From 1968 to 1973, the public TV program Soul! brought a who’s who of African-American artists, writers, politicians, activists, actors, thinkers and musicians to television screens across America. Viewers saw Toni Morrison read from her first novel, James Baldwin chat with Nikki Giovanni, and Earth, Wind and Fire in an early live performance, among many other noteworthy interviews and appearances.

Produced by WNDT (later WNET), the show first reached audiences in its home market of New York City, then a national viewership via PBS’s distribution. Behind it all was Ellis Haizlip, the show’s host and producer, known as “Mr. Soul.”

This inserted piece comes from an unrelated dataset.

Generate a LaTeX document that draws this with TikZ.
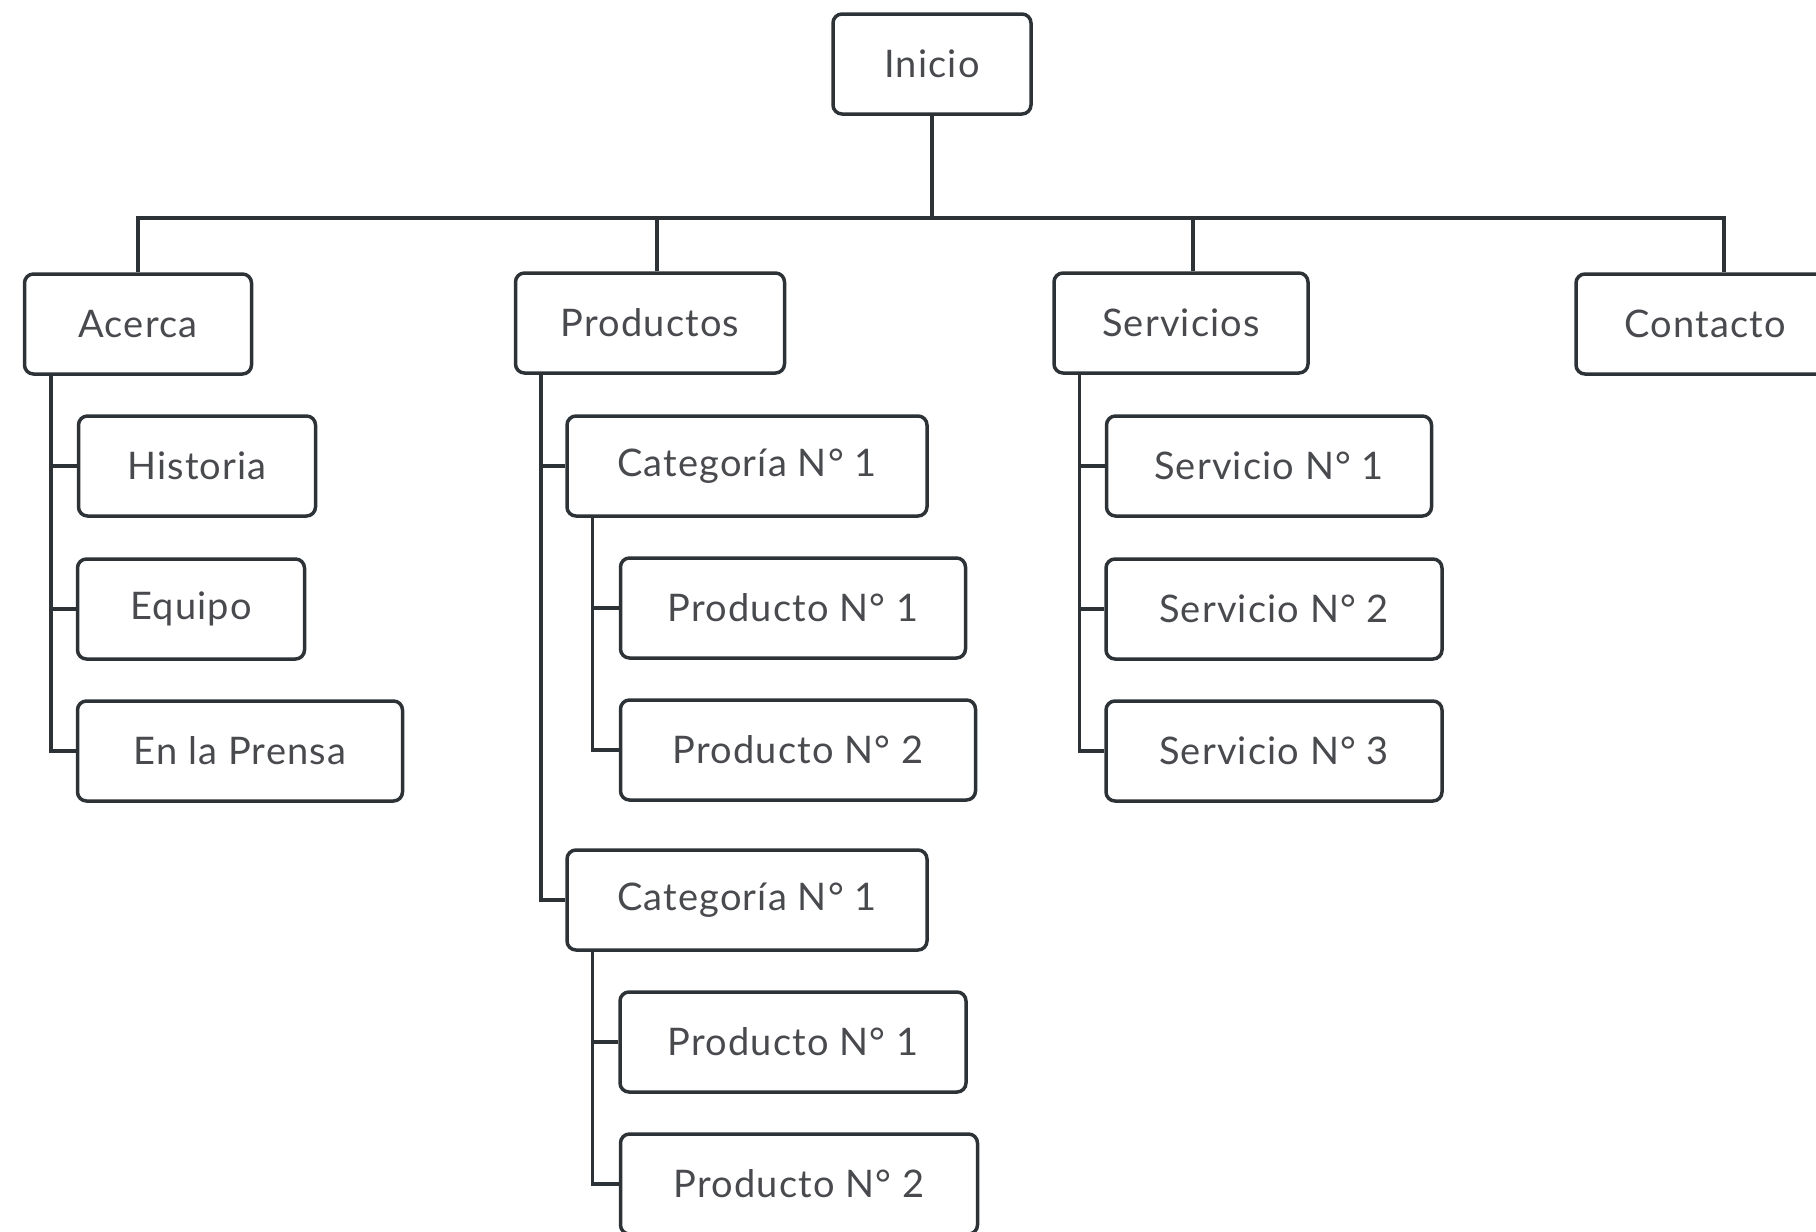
\documentclass[tikz,border=0pt]{standalone}
\usepackage{fontspec}
\setmainfont{Lato}[LetterSpace=3]
\usepackage{xcolor}
\usepackage{tikz}
\usetikzlibrary{positioning, calc}
\definecolor{lineagris}{RGB}{45,50,55}
\definecolor{textogris}{RGB}{72,74,78}

\tikzset{pagina/.style={draw=lineagris, line width=3.5pt, rounded corners=9pt, minimum height=100pt, inner sep=0pt, text=textogris, font=\fontsize{38}{46}\selectfont}}

\begin{document}
\begin{tikzpicture}[x=1pt, y=-1pt, line width=3.5pt, draw=lineagris]
				\clip (0,0) rectangle (1816,1232);
				%% nivel 0 y nivel 1
				\node[pagina, minimum width=198pt] (inicio) at (932,64) {Inicio};
				\node[pagina, minimum width=227pt] (acerca) at (138,324) {Acerca};
				\node[pagina, minimum width=269pt] (productos) at (650,323) {Productos};
				\node[pagina, minimum width=254pt] (servicios) at (1181,323) {Servicios};
				\node[pagina, minimum width=258pt] (contacto) at (1705,324) {Contacto};
				%% bajo Acerca
				\node[pagina, minimum width=237pt] (historia) at (197,466) {Historia};
				\node[pagina, minimum width=227pt] (equipo) at (191,609) {Equipo};
				\node[pagina, minimum width=325pt] (prensa) at (240,751) {En la Prensa};
				%% bajo Productos
				\node[pagina, minimum width=360pt] (catA) at (747,466) {Categoría N° 1};
				\node[pagina, minimum width=345pt] (prodAa) at (793,608) {Producto N° 1};
				\node[pagina, minimum width=355pt] (prodAb) at (798,750) {Producto N° 2};
				\node[pagina, minimum width=360pt] (catB) at (747,900) {Categoría N° 1};
				\node[pagina, minimum width=346pt] (prodBa) at (793,1042) {Producto N° 1};
				\node[pagina, minimum width=357pt] (prodBb) at (799,1184) {Producto N° 2};
				%% bajo Servicios
				\node[pagina, minimum width=325pt] (servA) at (1269,466) {Servicio N° 1};
				\node[pagina, minimum width=336pt] (servB) at (1274,609) {Servicio N° 2};
				\node[pagina, minimum width=336pt] (servC) at (1274,751) {Servicio N° 3};

				%% barra horizontal
				\coordinate (bus) at (932,218);
				\draw (inicio.south) -- (inicio.south |- bus);
				\draw (acerca.north) -- (acerca.north |- bus) -- ([xshift=19pt]contacto.north |- bus) -- ([xshift=19pt]contacto.north);
				\draw ([xshift=7pt]productos.north) -- ([xshift=7pt]productos.north |- bus);
				\draw ([xshift=12pt]servicios.north) -- ([xshift=12pt]servicios.north |- bus);

				%% troncos verticales
				\coordinate (troncoAc) at ([xshift=28pt]acerca.south west);
				\coordinate (troncoPr) at ([xshift=27pt]productos.south west);
				\coordinate (troncoCa) at ([xshift=27pt]catA.south west);
				\coordinate (troncoCb) at ([xshift=27pt]catB.south west);
				\coordinate (troncoSe) at ([xshift=27pt]servicios.south west);
				\draw (troncoAc) |- (prensa.west);
				\draw (troncoPr) |- (catB.west);
				\draw (troncoCa) |- (prodAb.west);
				\draw (troncoCb) |- (prodBb.west);
				\draw (troncoSe) |- (servC.west);
				\draw (historia.west) -- (historia.west -| troncoAc);
				\draw (equipo.west) -- (equipo.west -| troncoAc);
				\draw (catA.west) -- (catA.west -| troncoPr);
				\draw (prodAa.west) -- (prodAa.west -| troncoCa);
				\draw (prodBa.west) -- (prodBa.west -| troncoCb);
				\draw (servA.west) -- (servA.west -| troncoSe);
				\draw (servB.west) -- (servB.west -| troncoSe);
\end{tikzpicture}
\end{document}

“No prime-time U.S. television show has ever addressed itself so unequivocally to black viewers as a culturally distinct audience or employed a greater percentage of black people, particularly black women, in significant creative positions,” writes Gayle Wald in her new book, It’s Been Beautiful: Soul! and Black Power Television (Duke University Press). In the book, Wald, a professor of English and American studies at George Washington University, tells the story of a show often overlooked by histories of both public TV and black broadcasting.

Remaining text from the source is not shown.